Every database index is a sorted representation of some part of your data. If you index it, you sort the keys - even if you do not necessarily reorder the entire dataset.
Yes. Some companies do. Or maybe even individuals. You can take high frequency traders as an example. Some of them are well known, say Goldman Sachs. They run very sophisticated algorithms against the market, taking into account tick data for the last couple of years, which is every change in the price offering, real deal prices (trades AKA as prints), etc. For highly volatile instruments, such as stocks, futures and options, there are gigabytes of data every day and they have to do scientific research on data for thousands of instruments for the last couple years. Not to mention news that they correlate with market, weather conditions and even moon phase. So, yes, there are guys who sort terabytes of data. Maybe not every day, but still, they do.
Scientific datasets can easily run into terabytes. You may sort them and store them in one way (say by date) when you gather the data. However, at some point someone will want the data sorted by another method, e.g. by latitude if you're using data about the Earth.
Big companies do sort tera and petabytes of data regularly. I've worked for more than one company. Like Dean J said, companies rely on frameworks built to handle such tasks efficiently and consistently.
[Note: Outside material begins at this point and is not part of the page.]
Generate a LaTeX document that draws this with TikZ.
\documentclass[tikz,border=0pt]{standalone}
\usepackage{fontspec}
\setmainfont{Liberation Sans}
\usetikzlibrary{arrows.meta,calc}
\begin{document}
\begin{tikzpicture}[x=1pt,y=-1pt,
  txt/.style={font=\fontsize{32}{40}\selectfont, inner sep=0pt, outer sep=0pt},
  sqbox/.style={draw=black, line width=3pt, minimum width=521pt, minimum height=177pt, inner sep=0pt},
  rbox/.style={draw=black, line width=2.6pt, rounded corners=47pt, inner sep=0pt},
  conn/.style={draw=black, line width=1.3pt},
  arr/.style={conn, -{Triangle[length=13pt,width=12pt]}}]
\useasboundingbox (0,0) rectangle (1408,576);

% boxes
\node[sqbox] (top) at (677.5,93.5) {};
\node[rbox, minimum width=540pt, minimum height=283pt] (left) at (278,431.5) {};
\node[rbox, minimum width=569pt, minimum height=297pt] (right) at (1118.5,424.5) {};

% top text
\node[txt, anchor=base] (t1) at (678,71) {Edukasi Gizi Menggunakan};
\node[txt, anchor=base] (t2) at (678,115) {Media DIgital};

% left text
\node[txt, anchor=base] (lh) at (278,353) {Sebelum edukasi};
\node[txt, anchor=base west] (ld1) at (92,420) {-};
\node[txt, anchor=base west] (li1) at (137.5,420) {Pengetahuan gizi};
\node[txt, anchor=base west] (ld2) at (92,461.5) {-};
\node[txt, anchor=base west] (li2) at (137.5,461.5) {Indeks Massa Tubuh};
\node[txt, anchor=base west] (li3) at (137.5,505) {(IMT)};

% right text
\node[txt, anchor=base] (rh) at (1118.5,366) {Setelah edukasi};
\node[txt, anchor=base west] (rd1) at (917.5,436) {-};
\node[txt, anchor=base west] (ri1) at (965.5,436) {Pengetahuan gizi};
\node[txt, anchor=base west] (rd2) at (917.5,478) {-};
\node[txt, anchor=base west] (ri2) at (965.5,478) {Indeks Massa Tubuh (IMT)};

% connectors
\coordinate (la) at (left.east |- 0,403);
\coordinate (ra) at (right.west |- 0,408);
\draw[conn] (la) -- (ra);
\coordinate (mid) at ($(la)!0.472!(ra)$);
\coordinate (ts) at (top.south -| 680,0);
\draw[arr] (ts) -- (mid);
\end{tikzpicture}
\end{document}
So,the users of the data do not need to implement their own sorting. But the people who built the framework had to figure out how to do certain things (not just sorting, but key extraction, enriching, etc.) at massive scale. Despite all that, there might be situations when you will need to implement your own sorting. For example, I recently worked on data project that involved processing log files with events coming from mobile apps.
For security/privacy policies certain fields in the log files needed to be encrypted before the data could be moved over for further processing. That meant that for each row, a custom encryption algorithm was applied. However, since the ratio of Encrypted to events was high (the same field value appears 100s of times in the file), it was more efficient to sort the file first, encrypt the value, cache the result for each repeated value.